Que c’est beau, ce moment où le grand poète est l’objet commun, le centre, le cœur de toute activité ! Il est mort depuis sept siècles, mais ses fils se déclarent liés à lui et reçoivent de son génie, de sa personne un secours, un rythme, sur lequel sans plus tarder les voilà qui s’ébranlent.

Cette marche des derviches, une force monotone, constante, une force qui se ménage, l’allégresse d’un moteur bien régulier. Non moins monotone, un concert de flûtes et de tambour la règle et la soutient.
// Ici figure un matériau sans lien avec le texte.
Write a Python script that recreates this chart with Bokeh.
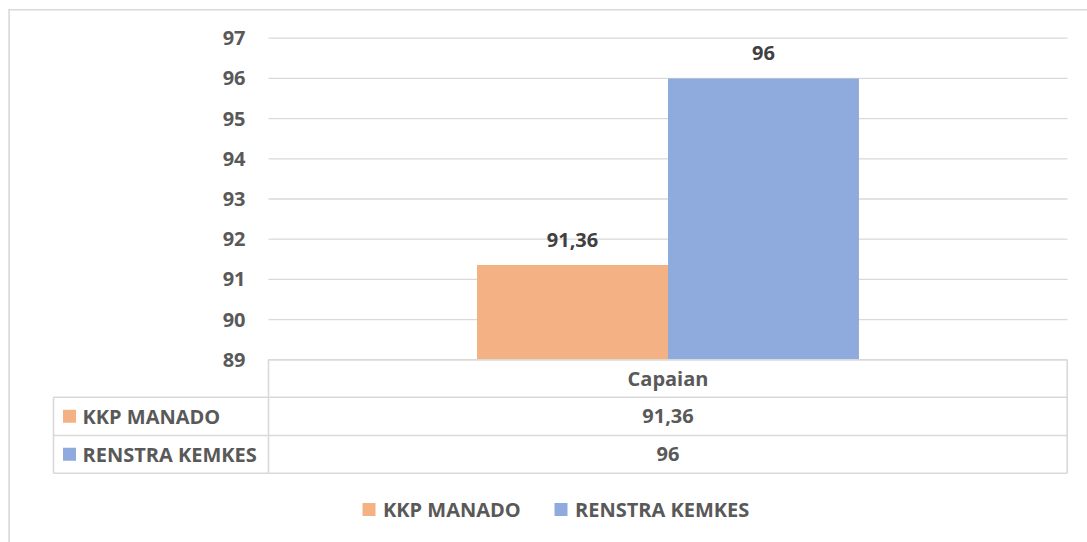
from bokeh.plotting import figure
from bokeh.models import Range1d
from bokeh.core.properties import value
from bokeh.embed import file_html
from bokeh.resources import INLINE

# ---- data ----
categories = ["Capaian"]
series_names = ["KKP MANADO", "RENSTRA KEMKES"]
kkp_manado = [91.36]
renstra_kemkes = [96]
y_ticks = [89, 90, 91, 92, 93, 94, 95, 96, 97]
colors = ["#F4B183", "#8FAADC"]

series_values = [kkp_manado, renstra_kemkes]


def fmt(v):
    return f"{v:g}".replace(".", ",")


# ---- geometry (canvas pixels) ----
W, H = 1087, 542
PL, PR = 268.0, 1067.0      # plot area left/right
PT, PB = 37.7, 359.3        # y of top tick / bottom tick
ymin, ymax = y_ticks[0], y_ticks[-1]
ppu_y = (PB - PT) / (ymax - ymin)
ppu_x = PR - PL

FONT = value("Open Sans")
TXT = "#595959"
GRID = "#D9D9D9"
FS = "20px"

p = figure(width=W, height=H, output_backend="svg", toolbar_location=None,
           x_range=Range1d(-PL / ppu_x, (W - PL) / ppu_x),
           y_range=Range1d(ymin - (H - PB) / ppu_y, ymax + PT / ppu_y),
           x_axis_location=None, y_axis_location=None,
           min_border=0, outline_line_color=None)
p.xgrid.visible = False
p.ygrid.visible = False
p.extra_x_ranges = {"px": Range1d(0, W)}
p.extra_y_ranges = {"px": Range1d(H, 0)}

# gridlines
p.segment(x0=[0] * len(y_ticks), x1=[1] * len(y_ticks), y0=y_ticks, y1=y_ticks,
          line_color=GRID, line_width=1.3)

# tick labels
p.text(x=[-23 / ppu_x] * len(y_ticks), y=y_ticks, text=[str(t) for t in y_ticks],
       text_align="right", text_baseline="middle", text_font=FONT,
       text_font_style="bold", text_font_size=FS, text_color=TXT)

# bars
bar_w = 0.239
n = len(series_values)
for i, (vals, col) in enumerate(zip(series_values, colors)):
    off = (i - (n - 1) / 2) * bar_w
    xs = [j + 0.5 + off for j in range(len(categories))]
    p.vbar(x=xs, width=bar_w, bottom=ymin, top=vals, fill_color=col, line_color=None)
    p.text(x=xs, y=[v + 25 / ppu_y for v in vals], text=[fmt(v) for v in vals],
           text_align="center", text_baseline="middle", text_font=FONT,
           text_font_style="bold", text_font_size=FS, text_color="#404040")

# ---- data table (pixel space) ----
TL, TD, TR = 53.0, PL, 1066.7
rows = [PB, 396.7, 435.0, 472.7]
lw = 1.6
p.segment(x0=[TD, TL, TL, TL], x1=[TR, TR, TR, TR],
          y0=rows, y1=rows,
          line_color=GRID, line_width=lw, x_range_name="px", y_range_name="px")
p.segment(x0=[TL, TD, TR], x1=[TL, TD, TR],
          y0=[rows[1], rows[0], rows[0]], y1=[rows[3], rows[3], rows[3]],
          line_color=GRID, line_width=lw, x_range_name="px", y_range_name="px")

cx = PL + 0.5 * ppu_x
p.text(x=[cx], y=[(rows[0] + rows[1]) / 2], text=categories, text_align="center",
       text_baseline="middle", text_font=FONT, text_font_style="bold",
       text_font_size=FS, text_color=TXT, x_range_name="px", y_range_name="px")
row_c = [(rows[k] + rows[k + 1]) / 2 for k in (1, 2)]
p.text(x=[cx] * n, y=row_c, text=[fmt(v[0]) for v in series_values],
       text_align="center", text_baseline="middle", text_font=FONT,
       text_font_style="bold", text_font_size=FS, text_color=TXT,
       x_range_name="px", y_range_name="px")
p.rect(x=[69] * n, y=row_c, width=13, height=13, fill_color=colors, line_color=None,
       x_range_name="px", y_range_name="px")
p.text(x=[82] * n, y=row_c, text=series_names, text_align="left",
       text_baseline="middle", text_font=FONT, text_font_style="bold",
       text_font_size=FS, text_color=TXT, x_range_name="px", y_range_name="px")

# ---- legend ----
lx_key = [368.5, 560.5]
ly = 509
p.rect(x=lx_key, y=[ly] * n, width=13, height=13, fill_color=colors, line_color=None,
       x_range_name="px", y_range_name="px")
p.text(x=[k + 14 for k in lx_key], y=[ly] * n, text=series_names, text_align="left",
       text_baseline="middle", text_font=FONT, text_font_style="bold",
       text_font_size=FS, text_color=TXT, x_range_name="px", y_range_name="px")

# outer chart border (left and top)
p.segment(x0=[8.6, 8], x1=[8.6, W], y0=[8.5, 9.3], y1=[H, 9.3], line_color=GRID,
          line_width=1.6, x_range_name="px", y_range_name="px")

open("out.html", "w").write(file_html(p, INLINE))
Le troisième tour terminé, et le grand Tchélébi ayant repris sa place, tous se rasseyent. Puis chacun se défaisant de son manteau, et l’un après l’autre, ils se jettent à l’eau : la danse commence. Jusqu’alors, c’était une danse-promenade, une procession autour de la salle. Maintenant, chacun d’eux a laissé tomber son manteau, a salué, a étendu les bras, comme s’il prenait son vol, et tous de remplir de leurs tournoiements le plancher de bois blanc.

Quand on commence à tourner, m’a fait remarquer le Tchélébi, c’est comme la fin du monde ; il n’y a plus ni maître ni valet ; tous sont égaux, tous inspirés. Et pour le signifier on chante les vers du Divan :

« Cette maison où il y a de la musique, demandez au maître de la maison quelle est cette maison… C’est comme la fin du monde où chacun s’occupe de soi-même. Chacun est tellement occupé avec ses propres réjouissances qu’on ne peut distinguer qui est l’un ou l’autre. Est-ce un maître ou un valet ? »

Un à un, ils se sont décidés, et comme on entre dans la piscine, se détachant de la piste, ils sont entrés en tournoyant dans le centre du parquet. Ainsi dépouillés de leurs manteaux, vêtus tout de blanc et d’une immense jupe plissée, où l’air s’engouffre, et qui s’évase en cloche, ils pivotent comme des toupies plus ou moins rapidement, mais tous d’un même air concentré, sérieux. Chacun pour soi.

Après un quart d’heure, ils s’arrêtent, pour reprendre haleine sans doute, font un petit tour de piste, puis repartent.